Mas agora descobrimos que isso é apenas a ‘ponta do iceberg’, em outras palavras, das barbaridades cometidas pela indústria mundial da pesca.
Como descobriram a ‘frota escura’ da indústria da pesca?
A equipe coletou dados de sistemas de identificação automática (AIS) — dispositivos usados em todos os navios para transmitir sua localização e velocidade, registrados publicamente.
Em seguida, analisaram dois milhões de gigabytes de dados de satélite da Agência Espacial Europeia.
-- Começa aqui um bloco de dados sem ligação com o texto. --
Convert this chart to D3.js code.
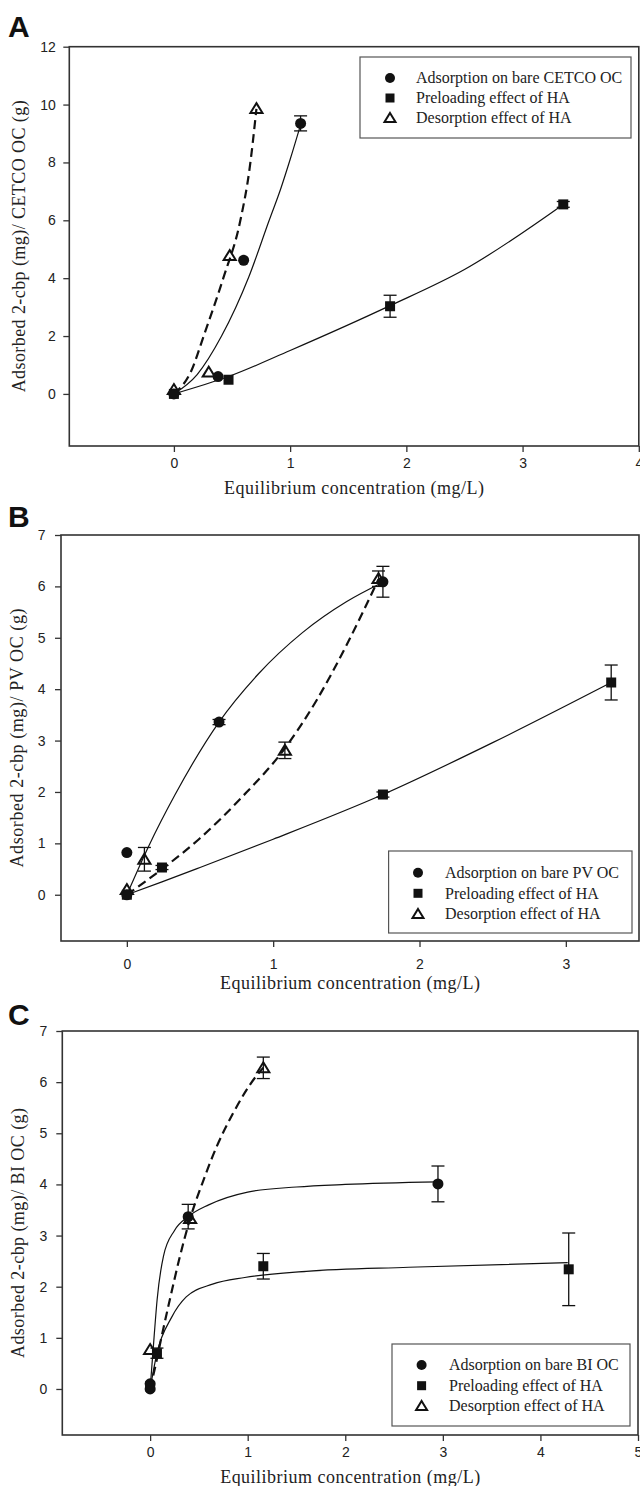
<!DOCTYPE html>
<html>
<head>
<meta charset="utf-8">
<script src="https://cdn.jsdelivr.net/npm/d3@7"></script>
<style>
body { margin: 0; background: #fff; }
svg { display: block; }
</style>
</head>
<body>
<div id="chart"></div>
<script>
// legend labels shared by all panels
var legendPreload = 'Preloading effect of HA';
var legendDesorb = 'Desorption effect of HA';

// panel A - CETCO OC, points are [x, y, error]
var aBare = [[0, 0, 0], [0.38, 0.6, 0], [0.6, 4.62, 0], [1.09, 9.35, 0.26]];
var aPreload = [[0, 0, 0], [0.47, 0.49, 0], [1.86, 3.03, 0.38], [3.35, 6.55, 0.1]];
var aDesorb = [[0, 0.15, 0], [0.3, 0.75, 0], [0.48, 4.78, 0], [0.71, 9.86, 0]];
// fitted curves
var aBareFit = [[0, 0], [0.2, 0.67], [0.41, 2.0], [0.645, 4.05], [0.82, 6.0], [0.92, 7.1], [1.0, 8.1], [1.09, 9.3]];
var aPreloadFit = [[0, 0], [0.47, 0.6], [1.0, 1.5], [1.86, 3.05], [2.5, 4.3], [3.35, 6.55]];
var aDesorbFit = [[0, 0], [0.15, 0.8], [0.256, 2.0], [0.425, 4.0], [0.572, 6.0], [0.65, 7.75], [0.71, 9.85]];
var aXTicks = [0, 1, 2, 3, 4];
var aYTicks = [0, 2, 4, 6, 8, 10, 12];
var aYTitle = 'Adsorbed 2-cbp (mg)/ CETCO OC (g)';
var aLegend = ['Adsorption on bare CETCO OC', legendPreload, legendDesorb];

// panel B - PV OC
var bBare = [[0, 0, 0], [0, 0.82, 0], [0.63, 3.36, 0.05], [1.75, 6.09, 0.3]];
var bPreload = [[0, 0, 0], [0.24, 0.53, 0.04], [1.75, 1.95, 0.05], [3.31, 4.13, 0.34]];
var bDesorb = [[0, 0.1, 0], [0.12, 0.69, 0.23], [1.08, 2.81, 0.16], [1.72, 6.15, 0.15]];
var bBareFit = [[0, 0], [0.15, 0.95], [0.33, 1.95], [0.63, 3.36], [0.9, 4.3], [1.2, 5.1], [1.5, 5.7], [1.75, 6.08]];
var bPreloadFit = [[0, 0], [0.24, 0.25], [0.5, 0.53], [1.0, 1.08], [1.75, 1.95], [2.5, 2.96], [3.31, 4.13]];
var bDesorbFit = [[0, 0], [0.25, 0.52], [0.5, 1.1], [0.78, 1.88], [1.08, 2.85], [1.3, 3.8], [1.5, 4.85], [1.72, 6.14]];
var bXTicks = [0, 1, 2, 3];
var bYTicks = [0, 1, 2, 3, 4, 5, 6, 7];
var bYTitle = 'Adsorbed 2-cbp (mg)/ PV OC (g)';
var bLegend = ['Adsorption on bare PV OC', legendPreload, legendDesorb];

// panel C - BI OC
var cBare = [[0, 0, 0], [0, 0.1, 0], [0.39, 3.37, 0.24], [2.95, 4.01, 0.35]];
var cPreload = [[0, 0.05, 0], [0.07, 0.7, 0.1], [1.16, 2.4, 0.25], [4.29, 2.34, 0.71]];
var cDesorb = [[0, 0.77, 0], [0.41, 3.33, 0], [1.16, 6.28, 0.21]];
var cBareFit = [[0, 0], [0.04, 1.0], [0.072, 1.75], [0.137, 2.6], [0.25, 3.1], [0.39, 3.37], [0.6, 3.6], [1.0, 3.85], [1.5, 3.95], [2.0, 4.0], [2.95, 4.05]];
var cPreloadFit = [[0, 0], [0.07, 0.7], [0.22, 1.4], [0.37, 1.8], [0.64, 2.05], [0.97, 2.18], [1.6, 2.3], [2.65, 2.38], [4.28, 2.47]];
var cDesorbFit = [[0, 0], [0.06, 0.5], [0.115, 1.0], [0.2, 1.73], [0.3, 2.55], [0.41, 3.33], [0.55, 4.1], [0.68, 4.73], [0.85, 5.39], [1.08, 6.1], [1.16, 6.28]];
var cXTicks = [0, 1, 2, 3, 4, 5];
var cYTicks = [0, 1, 2, 3, 4, 5, 6, 7];
var cYTitle = 'Adsorbed 2-cbp (mg)/ BI OC (g)';
var cLegend = ['Adsorption on bare BI OC', legendPreload, legendDesorb];

var xTitle = 'Equilibrium concentration (mg/L)';

// layout of each panel (pixels)
var panels = [
    {
        letter: 'A', letterY: 37,
        left: 69.3, right: 638.8, top: 46.7, bottom: 446,
        xDomain: [-0.9, 4], yDomain: [-1.8, 12],
        xTicks: aXTicks, yTicks: aYTicks, xPad: 6.5, yPad: 7.5,
        yTitle: aYTitle, yTitleX: 19, yTitleLen: 292,
        bare: aBare, preload: aPreload, desorb: aDesorb,
        bareFit: aBareFit, preloadFit: aPreloadFit, desorbFit: aDesorbFit,
        legend: aLegend, legendBox: [360, 57, 271, 81], legendSymX: 390, legendTextX: 416, legendRows: [78, 98, 118]
    },
    {
        letter: 'B', letterY: 527,
        left: 61, right: 639, top: 535, bottom: 941,
        xDomain: [-0.45, 3.5], yDomain: [-0.9, 7],
        xTicks: bXTicks, yTicks: bYTicks, xPad: 12, yPad: 9.5,
        yTitle: bYTitle, yTitleX: 17, yTitleLen: 259,
        bare: bBare, preload: bPreload, desorb: bDesorb,
        bareFit: bBareFit, preloadFit: bPreloadFit, desorbFit: bDesorbFit,
        legend: bLegend, legendBox: [388.6, 851, 243.4, 82], legendSymX: 418, legendTextX: 445, legendRows: [872.7, 893.3, 914]
    },
    {
        letter: 'C', letterY: 1025,
        left: 62.3, right: 638, top: 1031, bottom: 1435,
        xDomain: [-0.9, 5], yDomain: [-0.9, 7],
        xTicks: cXTicks, yTicks: cYTicks, xPad: 6.5, yPad: 9,
        yTitle: cYTitle, yTitleX: 18, yTitleLen: 250,
        bare: cBare, preload: cPreload, desorb: cDesorb,
        bareFit: cBareFit, preloadFit: cPreloadFit, desorbFit: cDesorbFit,
        legend: cLegend, legendBox: [392, 1344, 238, 82], legendSymX: 421.6, legendTextX: 449, legendRows: [1365, 1385.7, 1406]
    }
];

var serif = '"Liberation Serif", "Times New Roman", serif';
var sans = '"Liberation Sans", Arial, sans-serif';
var axisColor = '#333';

var svg = d3.select('#chart').append('svg')
    .attr('width', 640)
    .attr('height', 1486);

function trianglePath(s){
    return 'M0,' + (-s) + 'L' + (s * 1.1) + ',' + (s * 0.8) + 'L' + (-s * 1.1) + ',' + (s * 0.8) + 'Z';
}

function drawSymbols(g, data, kind, x, y){
    var sel = g.append('g').selectAll('.pt').data(data).enter();
    if(kind == 'circle'){
        sel.append('circle')
            .attr('cx', function(d){ return x(d[0]); })
            .attr('cy', function(d){ return y(d[1]); })
            .attr('r', 5.5)
            .attr('fill', '#111');
    } else if(kind == 'square'){
        sel.append('rect')
            .attr('x', function(d){ return x(d[0]) - 5; })
            .attr('y', function(d){ return y(d[1]) - 5; })
            .attr('width', 10)
            .attr('height', 10)
            .attr('fill', '#111');
    } else{
        sel.append('path')
            .attr('d', trianglePath(5.5))
            .attr('transform', function(d){ return 'translate(' + x(d[0]) + ',' + y(d[1]) + ')'; })
            .attr('fill', 'none')
            .attr('stroke', '#111')
            .attr('stroke-width', 2);
    }
}

function drawErrors(g, data, x, y){
    var bars = data.filter(function(d){ return d[2] > 0; });
    var eg = g.append('g').attr('stroke', '#111').attr('stroke-width', 1.3);
    bars.forEach(function(d){
        var cx = x(d[0]), y0 = y(d[1] - d[2]), y1 = y(d[1] + d[2]);
        eg.append('line').attr('x1', cx).attr('x2', cx).attr('y1', y0).attr('y2', y1);
        eg.append('line').attr('x1', cx - 6.5).attr('x2', cx + 6.5).attr('y1', y0).attr('y2', y0);
        eg.append('line').attr('x1', cx - 6.5).attr('x2', cx + 6.5).attr('y1', y1).attr('y2', y1);
    });
}

function drawPanel(p){
    var g = svg.append('g');

    var x = d3.scaleLinear().domain(p.xDomain).range([p.left, p.right]);
    var y = d3.scaleLinear().domain(p.yDomain).range([p.bottom, p.top]);

    // panel letter
    g.append('text')
        .attr('x', 8)
        .attr('y', p.letterY)
        .attr('font-family', sans)
        .attr('font-weight', 'bold')
        .attr('font-size', 30)
        .attr('fill', '#111')
        .text(p.letter);

    // axes
    var xAxis = g.append('g')
        .attr('transform', 'translate(0,' + p.bottom + ')')
        .call(d3.axisBottom(x).tickValues(p.xTicks).tickSize(6).tickPadding(p.xPad).tickFormat(d3.format('d')));
    var yAxis = g.append('g')
        .attr('transform', 'translate(' + p.left + ',0)')
        .call(d3.axisLeft(y).tickValues(p.yTicks).tickSize(6).tickPadding(p.yPad).tickFormat(d3.format('d')));

    [xAxis, yAxis].forEach(function(a){
        a.select('.domain').remove();
        a.selectAll('line').attr('stroke', axisColor).attr('stroke-width', 1.3);
        a.selectAll('text')
            .attr('font-family', sans)
            .attr('font-size', 14)
            .attr('fill', '#222');
    });

    // frame
    g.append('rect')
        .attr('x', p.left)
        .attr('y', p.top)
        .attr('width', p.right - p.left)
        .attr('height', p.bottom - p.top)
        .attr('fill', 'none')
        .attr('stroke', axisColor)
        .attr('stroke-width', 1.6);

    // axis titles
    g.append('text')
        .attr('x', (p.left + p.right) / 2)
        .attr('y', p.bottom + 48)
        .attr('text-anchor', 'middle')
        .attr('font-family', serif)
        .attr('font-size', 18)
        .attr('fill', '#222')
        .attr('textLength', 260)
        .attr('lengthAdjust', 'spacing')
        .text(xTitle);

    g.append('text')
        .attr('transform', 'translate(' + p.yTitleX + ',' + ((p.top + p.bottom) / 2) + ') rotate(-90)')
        .attr('text-anchor', 'middle')
        .attr('dy', '0.35em')
        .attr('font-family', serif)
        .attr('font-size', 18)
        .attr('fill', '#222')
        .attr('textLength', p.yTitleLen)
        .attr('lengthAdjust', 'spacing')
        .text(p.yTitle);

    // fitted curves
    var line = d3.line()
        .x(function(d){ return x(d[0]); })
        .y(function(d){ return y(d[1]); })
        .curve(d3.curveMonotoneX);

    g.append('path').datum(p.bareFit)
        .attr('d', line).attr('fill', 'none').attr('stroke', '#111').attr('stroke-width', 1.2);
    g.append('path').datum(p.preloadFit)
        .attr('d', line).attr('fill', 'none').attr('stroke', '#111').attr('stroke-width', 1.2);
    g.append('path').datum(p.desorbFit)
        .attr('d', line).attr('fill', 'none').attr('stroke', '#111').attr('stroke-width', 2.2)
        .attr('stroke-dasharray', '9,5');

    // error bars then markers
    drawErrors(g, p.bare, x, y);
    drawErrors(g, p.preload, x, y);
    drawErrors(g, p.desorb, x, y);
    drawSymbols(g, p.bare, 'circle', x, y);
    drawSymbols(g, p.preload, 'square', x, y);
    drawSymbols(g, p.desorb, 'triangle', x, y);

    // legend
    var lb = p.legendBox;
    var lg = g.append('g');
    lg.append('rect')
        .attr('x', lb[0]).attr('y', lb[1])
        .attr('width', lb[2]).attr('height', lb[3])
        .attr('fill', '#fff')
        .attr('stroke', '#555')
        .attr('stroke-width', 1.2);

    var kinds = ['circle', 'square', 'triangle'];
    p.legend.forEach(function(label, i){
        var cy = p.legendRows[i];
        if(kinds[i] == 'circle'){
            lg.append('circle').attr('cx', p.legendSymX).attr('cy', cy).attr('r', 5).attr('fill', '#111');
        } else if(kinds[i] == 'square'){
            lg.append('rect').attr('x', p.legendSymX - 4.5).attr('y', cy - 4.5)
                .attr('width', 9).attr('height', 9).attr('fill', '#111');
        } else{
            lg.append('path').attr('d', trianglePath(5))
                .attr('transform', 'translate(' + p.legendSymX + ',' + cy + ')')
                .attr('fill', '#fff').attr('stroke', '#111').attr('stroke-width', 2);
        }
        lg.append('text')
            .attr('x', p.legendTextX)
            .attr('y', cy)
            .attr('dy', '0.33em')
            .attr('font-family', serif)
            .attr('font-size', 16)
            .attr('fill', '#222')
            .text(label);
    });
}

panels.forEach(drawPanel);
</script>
</body>
</html>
E traçaram um panorama do tráfego oceânico entre 2017 e 2021. A equipe treinou um modelo de inteligência artificial para identificar embarcações e outras estruturas no mar. Ao comparar este mapa com as localizações apresentadas nos relatórios AIS, os pesquisadores descobriram muito mais embarcações de pesca do que o previsto.
O número crescente de “frotas negras” estava especialmente concentrado nas águas ao redor do sul da Ásia e da África. Imediatamente soou um alarme para os pesquisadores. Muitas embarcações que participam da pesca ilegal cortam deliberadamente sua conexão AIS.
“Tínhamos uma ideia de que estávamos perdendo uma grande parte da atividade que acontecia no oceano, mas não sabíamos quanto”, disse Fernando Paolo, um dos principais autores do estudo e engenheiro da Global Fishing Watch.
De cada dez embarcações, sete estão localizadas na costa da Ásia
Por exemplo, dados públicos anteriores sugeriam que a quantidade de pesca nas águas europeias e asiáticas era semelhante. Em vez disso, o novo mapa mostra uma história diferente: de cada dez embarcações no oceano, sete estão localizadas na costa da Ásia, enquanto apenas uma está perto da Europa.
No Mar Mediterrâneo, números anteriores mostravam que a pesca no lado europeu era dez vezes maior do que no lado africano. Mas o novo estudo sugere que a quantidade de pesca em ambos os lados é aproximadamente a mesma.
A frota de pesca industrial e as áreas protegidas
Outro estudo, de 2025 e comentado pelo New York Times trouxe algum alívio. Os dados foram fornecidos pela mesma Global Fishing Watch.
Apenas 8% do oceano é protegido por essas zonas, e a maioria não proíbe explicitamente a pesca industrial. De acordo com o Marine Protection Atlas, menos de 3% do oceano proíbe totalmente as atividades em escala industrial, como arrasto ou a mineração em alto-mar.
Atualmente tenta-se mudar esta triste realidade para 30%, ou seja, há um consenso de que os países precisam proteger 30% de sua área continental e mar territorial, enquanto a ONU protegeria outros 30% em alto-mar.
Jennifer Raynor, professora da Universidade de Wisconsin e principal autora de um dos estudos, e seus coautores analisaram quase 1.400 zonas protegidas com proibições explícitas de pesca industrial. Eles encontraram cerca de cinco navios de pesca por 100.000 quilômetros quadrados em qualquer avistamento por satélite, em comparação com 42 em águas costeiras desprotegidas.